------ RAW DATA

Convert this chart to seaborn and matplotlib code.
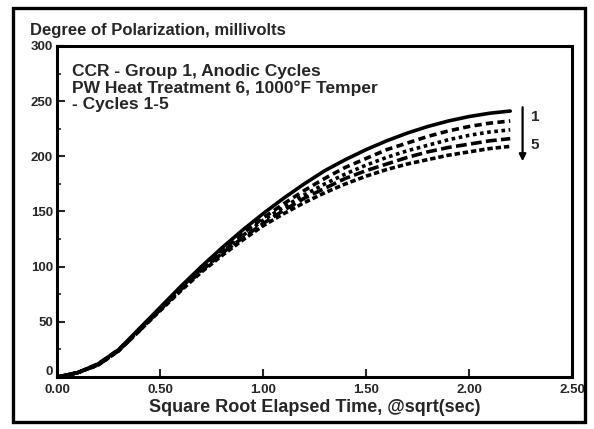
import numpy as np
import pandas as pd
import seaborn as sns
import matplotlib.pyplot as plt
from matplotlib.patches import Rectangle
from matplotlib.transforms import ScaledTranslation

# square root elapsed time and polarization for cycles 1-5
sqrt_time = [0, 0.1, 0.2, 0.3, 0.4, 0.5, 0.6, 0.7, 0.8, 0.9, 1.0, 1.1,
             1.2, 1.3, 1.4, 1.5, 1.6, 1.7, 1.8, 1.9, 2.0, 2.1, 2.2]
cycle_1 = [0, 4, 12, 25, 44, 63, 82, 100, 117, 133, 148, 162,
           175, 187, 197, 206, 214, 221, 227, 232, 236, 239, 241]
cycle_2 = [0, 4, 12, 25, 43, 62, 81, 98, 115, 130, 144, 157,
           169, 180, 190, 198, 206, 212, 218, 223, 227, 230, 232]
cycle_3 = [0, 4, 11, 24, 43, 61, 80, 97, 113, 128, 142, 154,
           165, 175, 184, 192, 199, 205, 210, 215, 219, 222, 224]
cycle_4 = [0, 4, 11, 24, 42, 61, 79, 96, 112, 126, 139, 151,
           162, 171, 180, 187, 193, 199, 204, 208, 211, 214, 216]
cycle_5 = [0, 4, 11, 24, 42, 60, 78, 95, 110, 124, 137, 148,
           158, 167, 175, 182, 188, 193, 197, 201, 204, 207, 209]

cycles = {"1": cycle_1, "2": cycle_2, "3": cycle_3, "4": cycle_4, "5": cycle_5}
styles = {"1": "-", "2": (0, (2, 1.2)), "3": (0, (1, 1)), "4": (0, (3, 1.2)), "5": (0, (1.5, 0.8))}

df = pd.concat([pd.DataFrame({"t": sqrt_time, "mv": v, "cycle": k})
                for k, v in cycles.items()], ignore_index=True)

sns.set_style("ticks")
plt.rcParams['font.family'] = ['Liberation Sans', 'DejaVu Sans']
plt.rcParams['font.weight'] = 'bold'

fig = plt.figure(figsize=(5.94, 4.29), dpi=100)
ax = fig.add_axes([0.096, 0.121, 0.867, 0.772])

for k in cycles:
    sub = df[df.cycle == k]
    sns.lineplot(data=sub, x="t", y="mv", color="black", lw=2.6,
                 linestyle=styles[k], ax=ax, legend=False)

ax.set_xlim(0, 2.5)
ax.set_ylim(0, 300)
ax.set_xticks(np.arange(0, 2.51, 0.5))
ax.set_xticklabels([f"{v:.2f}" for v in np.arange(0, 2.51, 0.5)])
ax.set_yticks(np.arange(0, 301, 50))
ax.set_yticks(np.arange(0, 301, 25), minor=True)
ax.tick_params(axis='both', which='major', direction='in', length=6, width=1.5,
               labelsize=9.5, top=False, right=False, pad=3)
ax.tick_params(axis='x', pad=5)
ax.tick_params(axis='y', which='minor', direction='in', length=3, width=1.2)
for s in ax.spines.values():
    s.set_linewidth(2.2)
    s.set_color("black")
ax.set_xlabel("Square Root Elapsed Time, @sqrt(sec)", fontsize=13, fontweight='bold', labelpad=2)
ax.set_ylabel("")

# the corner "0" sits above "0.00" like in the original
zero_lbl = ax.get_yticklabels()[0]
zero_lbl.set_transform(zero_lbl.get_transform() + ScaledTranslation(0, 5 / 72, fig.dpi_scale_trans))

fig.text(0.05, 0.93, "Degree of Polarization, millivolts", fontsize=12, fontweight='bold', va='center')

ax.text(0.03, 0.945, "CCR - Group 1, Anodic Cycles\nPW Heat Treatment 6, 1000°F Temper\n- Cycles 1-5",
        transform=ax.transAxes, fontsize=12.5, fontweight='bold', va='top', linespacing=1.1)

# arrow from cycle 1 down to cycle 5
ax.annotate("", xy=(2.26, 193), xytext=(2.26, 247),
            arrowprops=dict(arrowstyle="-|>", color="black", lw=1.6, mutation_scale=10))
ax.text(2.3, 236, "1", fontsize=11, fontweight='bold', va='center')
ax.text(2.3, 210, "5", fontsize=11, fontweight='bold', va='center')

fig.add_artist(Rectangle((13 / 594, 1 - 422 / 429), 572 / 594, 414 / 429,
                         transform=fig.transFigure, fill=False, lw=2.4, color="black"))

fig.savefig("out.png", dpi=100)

------------

--- INSTRUCTIONS FOR THE TASK ---
Restate the data above exactly, stripping out each image.

--- RESPONSE FOR THIS EXERCISE ---
Convert this chart to seaborn and matplotlib code.
import numpy as np
import pandas as pd
import seaborn as sns
import matplotlib.pyplot as plt
from matplotlib.patches import Rectangle
from matplotlib.transforms import ScaledTranslation

# square root elapsed time and polarization for cycles 1-5
sqrt_time = [0, 0.1, 0.2, 0.3, 0.4, 0.5, 0.6, 0.7, 0.8, 0.9, 1.0, 1.1,
             1.2, 1.3, 1.4, 1.5, 1.6, 1.7, 1.8, 1.9, 2.0, 2.1, 2.2]
cycle_1 = [0, 4, 12, 25, 44, 63, 82, 100, 117, 133, 148, 162,
           175, 187, 197, 206, 214, 221, 227, 232, 236, 239, 241]
cycle_2 = [0, 4, 12, 25, 43, 62, 81, 98, 115, 130, 144, 157,
           169, 180, 190, 198, 206, 212, 218, 223, 227, 230, 232]
cycle_3 = [0, 4, 11, 24, 43, 61, 80, 97, 113, 128, 142, 154,
           165, 175, 184, 192, 199, 205, 210, 215, 219, 222, 224]
cycle_4 = [0, 4, 11, 24, 42, 61, 79, 96, 112, 126, 139, 151,
           162, 171, 180, 187, 193, 199, 204, 208, 211, 214, 216]
cycle_5 = [0, 4, 11, 24, 42, 60, 78, 95, 110, 124, 137, 148,
           158, 167, 175, 182, 188, 193, 197, 201, 204, 207, 209]

cycles = {"1": cycle_1, "2": cycle_2, "3": cycle_3, "4": cycle_4, "5": cycle_5}
styles = {"1": "-", "2": (0, (2, 1.2)), "3": (0, (1, 1)), "4": (0, (3, 1.2)), "5": (0, (1.5, 0.8))}

df = pd.concat([pd.DataFrame({"t": sqrt_time, "mv": v, "cycle": k})
                for k, v in cycles.items()], ignore_index=True)

sns.set_style("ticks")
plt.rcParams['font.family'] = ['Liberation Sans', 'DejaVu Sans']
plt.rcParams['font.weight'] = 'bold'

fig = plt.figure(figsize=(5.94, 4.29), dpi=100)
ax = fig.add_axes([0.096, 0.121, 0.867, 0.772])

for k in cycles:
    sub = df[df.cycle == k]
    sns.lineplot(data=sub, x="t", y="mv", color="black", lw=2.6,
                 linestyle=styles[k], ax=ax, legend=False)

ax.set_xlim(0, 2.5)
ax.set_ylim(0, 300)
ax.set_xticks(np.arange(0, 2.51, 0.5))
ax.set_xticklabels([f"{v:.2f}" for v in np.arange(0, 2.51, 0.5)])
ax.set_yticks(np.arange(0, 301, 50))
ax.set_yticks(np.arange(0, 301, 25), minor=True)
ax.tick_params(axis='both', which='major', direction='in', length=6, width=1.5,
               labelsize=9.5, top=False, right=False, pad=3)
ax.tick_params(axis='x', pad=5)
ax.tick_params(axis='y', which='minor', direction='in', length=3, width=1.2)
for s in ax.spines.values():
    s.set_linewidth(2.2)
    s.set_color("black")
ax.set_xlabel("Square Root Elapsed Time, @sqrt(sec)", fontsize=13, fontweight='bold', labelpad=2)
ax.set_ylabel("")

# the corner "0" sits above "0.00" like in the original
zero_lbl = ax.get_yticklabels()[0]
zero_lbl.set_transform(zero_lbl.get_transform() + ScaledTranslation(0, 5 / 72, fig.dpi_scale_trans))

fig.text(0.05, 0.93, "Degree of Polarization, millivolts", fontsize=12, fontweight='bold', va='center')

ax.text(0.03, 0.945, "CCR - Group 1, Anodic Cycles\nPW Heat Treatment 6, 1000°F Temper\n- Cycles 1-5",
        transform=ax.transAxes, fontsize=12.5, fontweight='bold', va='top', linespacing=1.1)

# arrow from cycle 1 down to cycle 5
ax.annotate("", xy=(2.26, 193), xytext=(2.26, 247),
            arrowprops=dict(arrowstyle="-|>", color="black", lw=1.6, mutation_scale=10))
ax.text(2.3, 236, "1", fontsize=11, fontweight='bold', va='center')
ax.text(2.3, 210, "5", fontsize=11, fontweight='bold', va='center')

fig.add_artist(Rectangle((13 / 594, 1 - 422 / 429), 572 / 594, 414 / 429,
                         transform=fig.transFigure, fill=False, lw=2.4, color="black"))

fig.savefig("out.png", dpi=100)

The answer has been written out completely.